All religions are foundational to a way of life. Christianity has been foundational to the West. But because of Christianity’s emphasis on freedom of conscience, freedom of conscience, politics and religion has become a defining characteristic of the West.
Islam on the other hand denies freedom of conscience. All must submit to Islam, believers or not; and Shariah Law is the ideal which a Muslim must aim for. The penalties decreed by Allah for those who refuse to submit are horrific.
gravenimage says
+1
vannboseman says
Hugh Fitzgerald said, “There is no evidence that Jefferson ever read his Qur’an. There are no notes he left about its contents, no marginalia written by Jefferson, no subsequent reference anywhere to his having read any part of the Qur’an.”
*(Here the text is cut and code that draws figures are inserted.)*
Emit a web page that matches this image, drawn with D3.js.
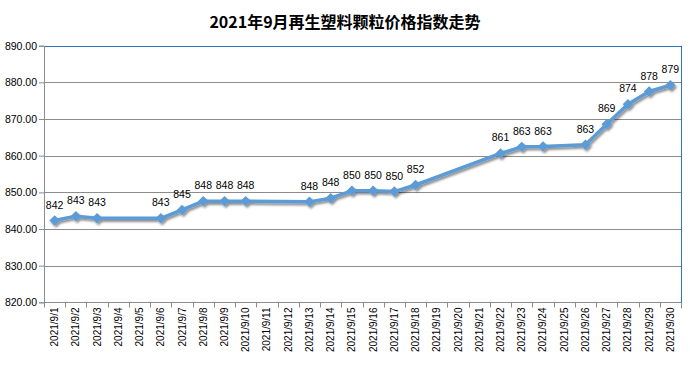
<!DOCTYPE html>
<html><head><meta charset="utf-8">
<script src="https://cdn.jsdelivr.net/npm/d3@7/dist/d3.min.js"></script>
<style>body{margin:0;background:#fff}svg{display:block}</style>
</head><body><svg id="c" width="690" height="365"></svg>
<script>
const categories = d3.range(1,31).map(d => "2021/9/" + d);
const values = [842.3,843.5,842.9,null,null,842.9,845.2,847.6,847.6,847.6,null,null,847.4,848.4,850.4,850.4,850.2,852.0,null,null,null,860.6,862.4,862.5,null,863.0,868.6,874.0,877.5,879.2];
const labels = ["842","843","843",null,null,"843","845","848","848","848",null,null,"848","848","850","850","850","852",null,null,null,"861","863","863",null,"863","869","874","878","879"];
const yTicks = [820,830,840,850,860,870,880,890];
const title = "2021年9月再生塑料颗粒价格指数走势";

const svg = d3.select("#c");
const L = 44, R = 681, T = 45.7, B = 302.3;
const x = d3.scaleBand().domain(categories).range([L, R]);
const y = d3.scaleLinear().domain([820, 890]).range([B, T]);

const defs = svg.append("defs");
const f = defs.append("filter").attr("id","sh").attr("x","-20%").attr("y","-20%").attr("width","140%").attr("height","140%");
f.append("feDropShadow").attr("dx",1.5).attr("dy",2).attr("stdDeviation",1.3).attr("flood-color","#000").attr("flood-opacity",0.45);

svg.append("text").attr("x",345).attr("y",28).attr("text-anchor","middle")
  .attr("font-family","'Noto Sans CJK SC', sans-serif").attr("font-weight","bold").attr("font-size",16)
  .attr("fill","#000").text(title);

// gridlines
svg.append("g").selectAll("line").data(yTicks).join("line")
  .attr("x1",L).attr("x2",R).attr("y1",d=>Math.round(y(d))+0.5).attr("y2",d=>Math.round(y(d))+0.5)
  .attr("stroke",d=>d===890?"#2E75C6":"#8c8c8c").attr("stroke-width",1);
// right edge
svg.append("line").attr("x1",R+0.5).attr("x2",R+0.5).attr("y1",T).attr("y2",B+6).attr("stroke","#2E75C6");

// y axis
const ya = svg.append("g").attr("transform",`translate(${L},0)`)
  .call(d3.axisLeft(y).tickValues(yTicks).tickFormat(d3.format(".2f")).tickSize(5).tickPadding(2));
ya.select(".domain").attr("stroke","#8c8c8c");
ya.selectAll(".tick line").attr("stroke","#8c8c8c");
ya.selectAll("text").attr("font-family","'Liberation Sans', Arial, sans-serif").attr("font-size",10.5).attr("fill","#000");

// x axis
const xa = svg.append("g").attr("transform",`translate(0,${Math.round(B)+0.5})`);
xa.append("line").attr("x1",L).attr("x2",R).attr("stroke","#8c8c8c");
const bounds = categories.map(c => x(c)).concat([R]);
xa.selectAll("line.tk").data(bounds).join("line").attr("class","tk")
  .attr("x1",d=>Math.round(d)+0.5).attr("x2",d=>Math.round(d)+0.5).attr("y1",0).attr("y2",5).attr("stroke","#8c8c8c");
xa.selectAll("text").data(categories).join("text")
  .attr("transform",d=>`translate(${x(d)+x.bandwidth()/2+3.5},5) rotate(-90)`)
  .attr("text-anchor","end").attr("font-family","'Liberation Sans', Arial, sans-serif").attr("font-size",10)
  .attr("fill","#000").text(d=>d);

const pts = categories.map((c,i)=>({c, v:values[i], l:labels[i]})).filter(d=>d.v!==null);
const g = svg.append("g").attr("filter","url(#sh)");
g.append("path").datum(pts)
  .attr("d", d3.line().x(d=>x(d.c)+x.bandwidth()/2).y(d=>y(d.v)))
  .attr("fill","none").attr("stroke","#5B9BD5").attr("stroke-width",3.5).attr("stroke-linejoin","round");
g.selectAll("path.m").data(pts).join("path").attr("class","m")
  .attr("d", d3.symbol(d3.symbolDiamond2 || d3.symbolDiamond, 70))
  .attr("transform", d=>`translate(${x(d.c)+x.bandwidth()/2},${y(d.v)})`)
  .attr("fill","#5B9BD5");

svg.append("g").selectAll("text").data(pts).join("text")
  .attr("x",d=>x(d.c)+x.bandwidth()/2).attr("y",d=>y(d.v)-12)
  .attr("text-anchor","middle").attr("font-family","'Liberation Sans', Arial, sans-serif").attr("font-size",10.5)
  .attr("fill","#000").text(d=>d.l);
</script></body></html>
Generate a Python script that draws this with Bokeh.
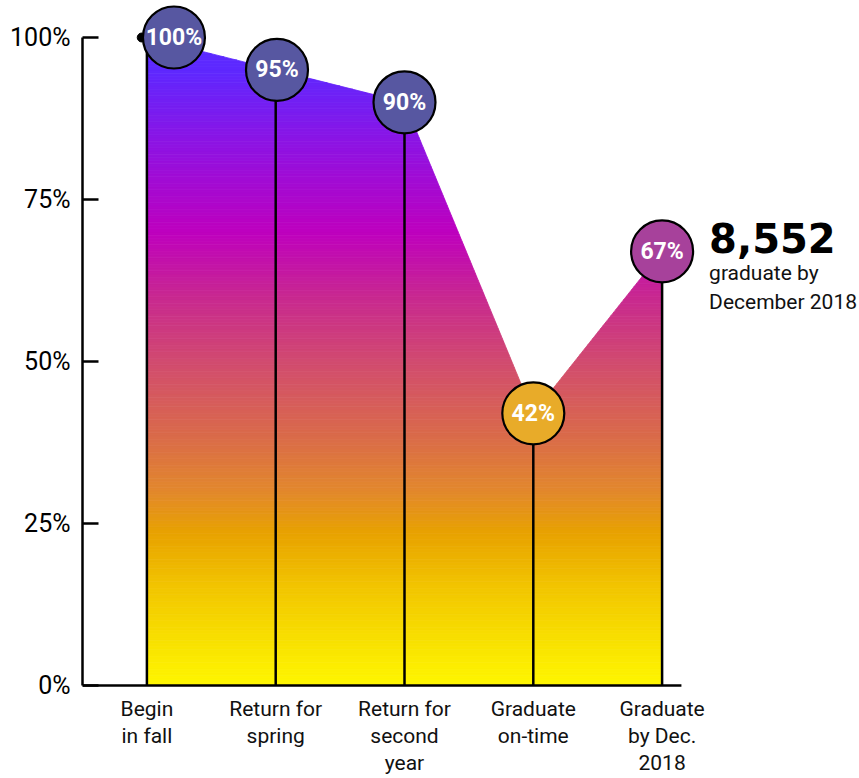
from bokeh.plotting import figure
from bokeh.models import Range1d, FixedTicker, ColumnDataSource
from bokeh.core.properties import value
from bokeh.embed import file_html
from bokeh.resources import INLINE

# ---- data -------------------------------------------------------------
categories = ["Begin\nin fall", "Return for\nspring", "Return for\nsecond\nyear",
              "Graduate\non-time", "Graduate\nby Dec.\n2018"]
shares = [100, 95, 90, 42, 67]
share_labels = ["100%", "95%", "90%", "42%", "67%"]
y_ticks = [0, 25, 50, 75, 100]
y_tick_labels = ["0%", "25%", "50%", "75%", "100%"]
headline_number = "8,552"
headline_caption = "graduate by\nDecember 2018"

# ---- styling ----------------------------------------------------------
BODY = "Roboto"
HEAVY = "DejaVu Sans"
bubble_colors = ["#5757A1", "#5757A1", "#5757A1", "#E8AB29", "#A7419B"]
bubble_nudge = [0.21, 0.01, 0.0, 0.0, 0.0]   # horizontal nudge of each bubble (category units)

# vertical colour ramp of the area, keyed by percent
ramp_at = [0, 7, 15, 23.5, 30, 38, 49, 60, 70, 84, 95, 100]
ramp_col = ["#FFF700", "#F8E000", "#F2C600", "#E8A200", "#E2882C", "#DA6C48",
            "#D24E6C", "#C82890", "#BE00BE", "#8C14E4", "#5E28FF", "#5A2CFF"]

xs = list(range(len(categories)))


def hex_rgb(h):
    h = h.lstrip("#")
    return tuple(int(h[i:i + 2], 16) for i in (0, 2, 4))


def ramp(v):
    for k in range(len(ramp_at) - 1):
        if ramp_at[k] <= v <= ramp_at[k + 1]:
            t = (v - ramp_at[k]) / (ramp_at[k + 1] - ramp_at[k])
            a, b = hex_rgb(ramp_col[k]), hex_rgb(ramp_col[k + 1])
            c = [round(a[j] + (b[j] - a[j]) * t) for j in range(3)]
            return "#%02x%02x%02x" % tuple(c)
    return ramp_col[-1]


def clip(poly, y0, keep_above):
    """Clip a convex polygon against the horizontal line y = y0."""
    out = []
    n = len(poly)
    for i in range(n):
        p, q = poly[i], poly[(i + 1) % n]
        pin = p[1] >= y0 if keep_above else p[1] <= y0
        qin = q[1] >= y0 if keep_above else q[1] <= y0
        if pin:
            out.append(p)
        if pin != qin:
            t = (y0 - p[1]) / (q[1] - p[1])
            out.append((p[0] + t * (q[0] - p[0]), y0))
    return out


# area under the share line: one trapezoid per step, each cut into thin
# horizontal bands so the fill can carry a vertical gradient
band_xs, band_ys, band_cols = [], [], []
step = 0.5
for i in range(len(xs) - 1):
    trap = [(xs[i], 0), (xs[i], shares[i]), (xs[i + 1], shares[i + 1]), (xs[i + 1], 0)]
    top = max(shares[i], shares[i + 1])
    lo = 0.0
    while lo < top:
        hi = lo + step
        piece = clip(clip(trap, lo, True), hi, False)
        if len(piece) >= 3:
            band_xs.append([pt[0] for pt in piece])
            band_ys.append([pt[1] for pt in piece])
            band_cols.append(ramp(lo + step / 2))
        lo = hi

# ---- figure -----------------------------------------------------------
PX_X = 128.8    # pixels per category step
PX_Y = 6.48     # pixels per percent
W, H = 859, 778
LEFT = 82
p = figure(width=W, height=H,
           x_range=Range1d(-0.5, -0.5 + (W - LEFT) / PX_X),
           y_range=Range1d(-(H - 685) / PX_Y, 100 + 37 / PX_Y),
           output_backend="svg", toolbar_location=None,
           x_axis_location=None, y_axis_location="left",
           min_border_left=LEFT, min_border_right=0,
           min_border_top=0, min_border_bottom=0)
p.xgrid.visible = False
p.ygrid.visible = False
p.outline_line_color = None
p.background_fill_color = "white"
p.border_fill_color = "white"

ax = p.yaxis[0]
ax.ticker = FixedTicker(ticks=y_ticks)
ax.major_label_overrides = {t: lab for t, lab in zip(y_ticks, y_tick_labels)}
ax.bounds = (0, 100)
ax.major_tick_in = 16
ax.major_tick_out = 0
ax.minor_tick_in = 0
ax.minor_tick_out = 0
ax.axis_line_width = 2.5
ax.axis_line_color = "black"
ax.major_tick_line_width = 2.5
ax.major_tick_line_color = "black"
ax.major_label_text_font = BODY
ax.major_label_text_font_size = "25px"
ax.major_label_text_color = "black"
ax.major_label_standoff = 12

# gradient area
p.patches(band_xs, band_ys, fill_color=band_cols, line_color=band_cols, line_width=0.8)

# baseline
p.segment(x0=[-0.5], y0=[0], x1=[xs[-1] + 0.15], y1=[0], line_color="black", line_width=2.5)

# stems
p.segment(x0=xs, y0=[0] * len(xs), x1=xs, y1=shares, line_color="black", line_width=2.5)

# small marker on the starting point
p.scatter(x=[xs[0] - 0.04], y=[shares[0]], size=9, marker="circle",
          fill_color="black", line_color="black")

# bubbles
src = ColumnDataSource(dict(
    x=[x + d for x, d in zip(xs, bubble_nudge)],
    y=shares, label=share_labels, color=bubble_colors))
p.scatter(x="x", y="y", source=src, size=62, marker="circle",
          fill_color="color", line_color="black", line_width=2.2)
p.text(x="x", y="y", text="label", source=src, text_color="white",
       text_font=value(BODY), text_font_style="bold", text_font_size="23px",
       text_align="center", text_baseline="middle")

# category labels under the baseline
p.text(x=xs, y=[0] * len(xs), text=categories, y_offset=11,
       text_font=value(BODY), text_font_size="21px", text_color="#111111",
       text_align="center", text_baseline="top", text_line_height=1.14)

# call-out next to the last point
p.text(x=[xs[-1]], y=[shares[-1]], text=[headline_number], x_offset=47, y_offset=-13,
       text_font=value(HEAVY), text_font_style="bold", text_font_size="40px",
       text_color="black", text_align="left", text_baseline="alphabetic")
p.text(x=[xs[-1]], y=[shares[-1]], text=[headline_caption], x_offset=47, y_offset=10,
       text_font=value(BODY), text_font_size="21px", text_color="#111111",
       text_align="left", text_baseline="top", text_line_height=1.18)

open("out.html", "w").write(file_html(p, INLINE))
I am not sure that this is true. I recall that Jefferson had a crisis of faith. He explored a number of religions and ultimately returned to Christianity. He made notes concerning his exploration. I recall, perhaps erroneously, that at this time he learned some Arabic and explored Islam. If this is true, then he would likely have read some of the Qu’ran. His desire was that his notes were to remain private. However, his wishes were not respected and these notes were published after his death.
Jefferson was a towering genius. The nature of his mind was that he would, from a base of tradition, explore ideas. He was a natural rights philosopher in his own right adding to the body of knowledge of natural rights begun long ago by Thomas Aquinas. I do not agree with everything he came up with based on his knowledge, but I do recognize him as the country’s greatest advocate of the Constitution and natural rights.
gravenimage says
Jefferson read and spoke English, French, Italian and Latin. He also read Greek and Spanish. In addition, he owned dictionaries, vocabularies, and grammars in Arabic, Gaelic, and Welsh.
There is no indication that he made a special study of Arabic, let alone converted to Islam.
jewdog says
Maybe I missed it, but I couldn’t find any references to the Barbary aggression in this student’s writing, at least as quoted. That’s rather significant if one were to discuss Jefferson’s attitudes towards Islam. It just seems like another disingenuous academic fraud.
Kepha says
I would not be surprised if Jefferson actually read the Qur’an in translation. He was a curious and intelligent man who amassed a formidable personal library. Not having either TV or internet in his day, reading was perhaps his chief form of entertainment and source of new information. But reading something doe not necessarily mean that you embrace the message of the work read.
J D S says
It’s good to know of all religions but not good to follow blindly ” those “or I should say “the one religion “(questionable) that promotes hatred and murder among many other atrocious acts. Making Islam The so called religion that should be shunned…no…banned as the most degrading piece of garbage on the face of the earth…..Pray that it’s adherents will see the light before they have to be placed on the left hand of God with the other goats and then face that awful Lake of Fire.